Aber nicht nur Fleisch, sondern auch Milchprodukte schaden dem Körper. Beispielsweise in Form von Prostatakrebs oder Osteoporose. Dies schmerzt vor allem eine Milch-aus-der-Tüte-Trinkerin wie mich. Aber wenn ich ehrlich bin, frage ich mich: Müssen wir wirklich eine Flüssigkeit trinken, die eigentlich Babynahrung für Kälber ist? Dazu ein perfektes 3-Minuten-Ei kochen, das ursprünglich der Fortpflanzung von Hühnern dient? Und daneben ein Stück Schwein aufs Brot legen, welches extra für uns geschlachtet wurde?

Die Antworten auf diese Fragen sind eigentlich so leicht – aber zugleich so schwer. Deswegen gehen die Meinungen darüber auch auseinander. Die einen sagen, ohne tierische Produkte fehlten dem Körper wichtige Stoffe wie Eisen, Kalzium und essenzielle Fettsäuren, die nicht durch anderes ersetzt werden könnten. Schliesslich ernähre sich der Mensch seit der Steinzeit von Tieren und konnte nur so überleben. Die anderen sagen, eine vegane Ernährung sei die einzige Lösung, die Defizite liessen sich durch pflanzliche Stoffe ausgleichen. Und wenn’s hart auf hart kommt, könne der Mensch auch mit Beeren und Nüssen sein Überleben sichern. Wer hat nun recht?

Dies wollte ich selbst herausfinden. Inspiriert von den Dokus, versuchte ich, vegan zu leben – und bin kläglich gescheitert. Nach nicht mal einer Woche, wohlgemerkt. Nicht mein stolzester Moment. Warum es nicht geklappt hat? Ich könnte so einige Ausreden präsentieren: Aufwand, Gesundheit, Gewohnheit, etc. Doch schlussendlich lag es vor allem an einem: Ich esse gerne Fleisch.

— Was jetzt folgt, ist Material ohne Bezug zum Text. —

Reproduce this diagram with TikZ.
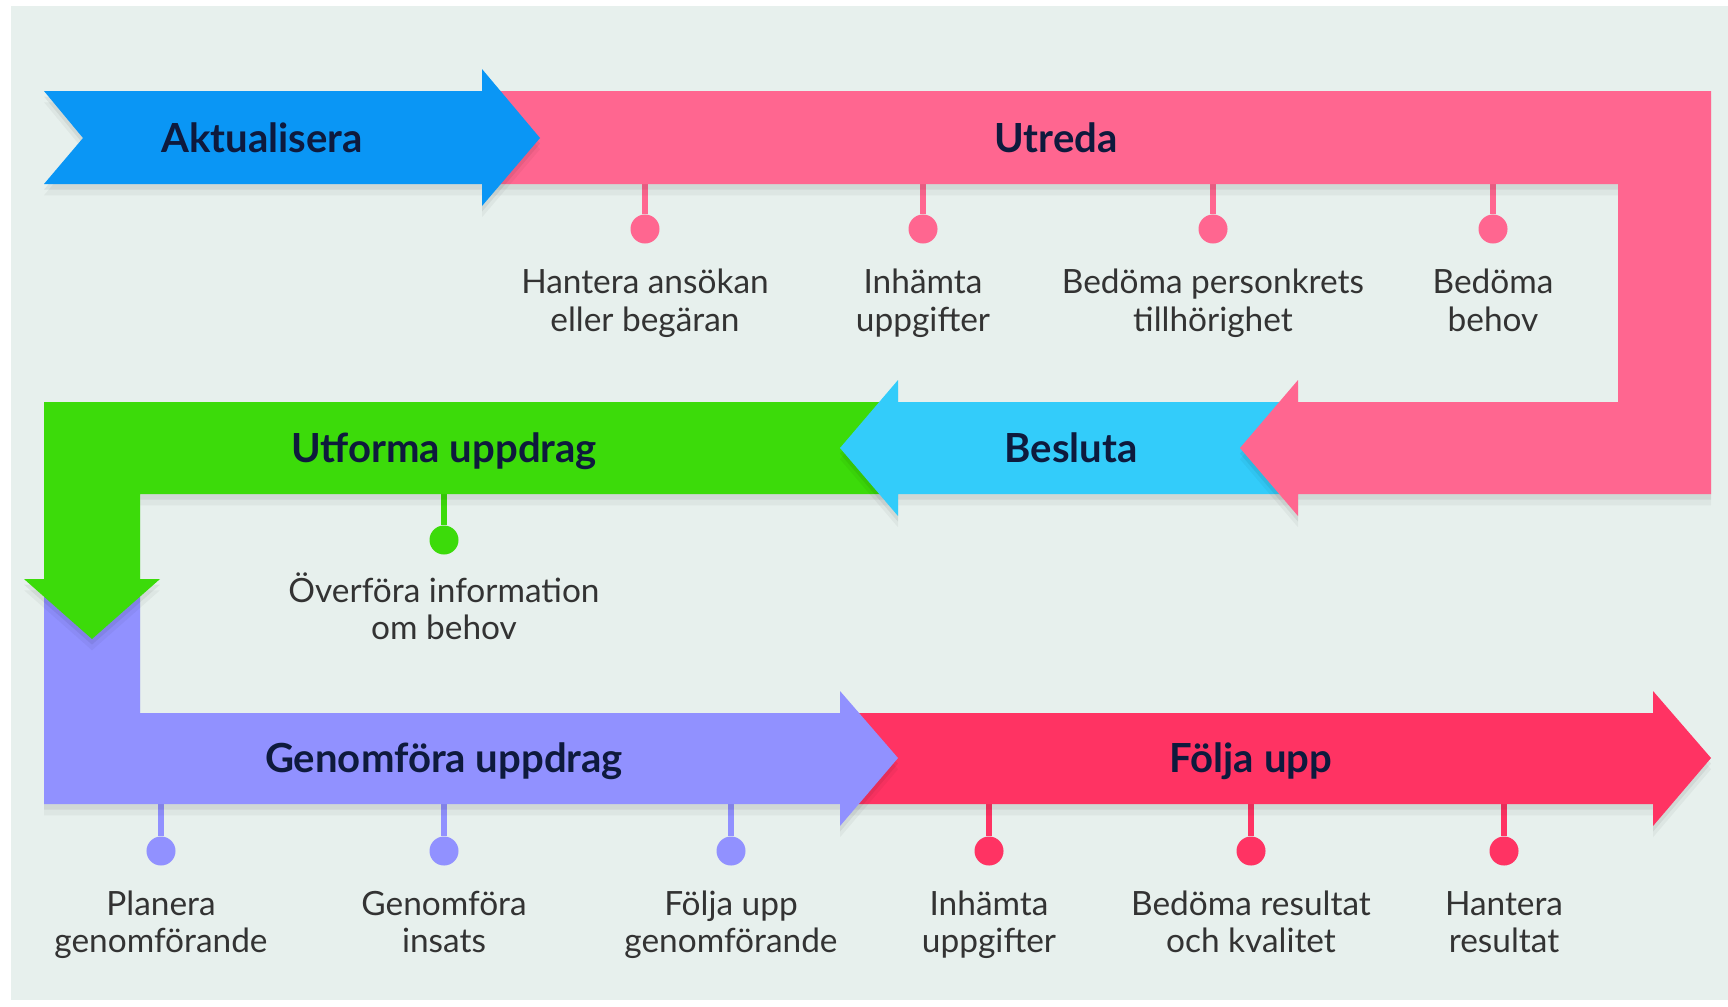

Die Lust war zu gross, mein Wille zu schwach und die Kalbsbratwurst zu verlockend.

Aber auch wenn mein Wille nicht stark genug ist, um auf Fleisch zu verzichten, so kann ich doch eines: reduzieren. Erstens der Umwelt zu liebe. Zweitens dem Körper zu liebe. Und drittens: den Tieren zu liebe. Denn viel zu oft werden Tiere in der Zucht nicht artgerecht gehalten. Viel zu viele Tiere auf viel zu engem Raum wachsen viel zu schnell heran, um dann viel zu früh für unseren Konsum zu sterben. Um bei der Haltung Platz zu sparen, werden den Kühen in der Schweiz sogar die Hörner abgeschnitten, was die jüngste Hornkuh-Initiative zu ändern versucht.

Ein Melkkarussell in Deutschland. (© Paul Langrock/Greenpeace)

Natürlich hat die Gesellschaft nach dem Karnismus, dem Vegetarismus, dem Pescetarismus und dem Veganismus schon einen passenden Begriff für die Fleischreduktion gefunden: Flexitarismus. Dabei lässt man den Fleischkonsum zwar zu, er steht aber nicht im Mittelpunkt der Ernährung. Das heisst, Fleisch wird nur ausgewähltes, nachhaltig produziertes und vor allem wenig gegessen. Für Menschen wie mich, die den veganen Weg versucht haben und gescheiter sind, ist dies ein erster Schritt in die richtige Richtung.

Deswegen gehe ich seither im Einkaufsladen neun von zehn Mal an der Kalbsbratwurst vorbei – wenn auch mit geschlossenen Augen.

Danielle Müller studierte Journalismus und Unternehmenskommunikation in Berlin und schnuppert nun bei Greenpeace rein. Die 27-Jährige Baslerin ist stets im Sattel ihres Rennvelos anzutreffen und sagt nie Nein zu einer guten Umwelt-Doku auf Netflix.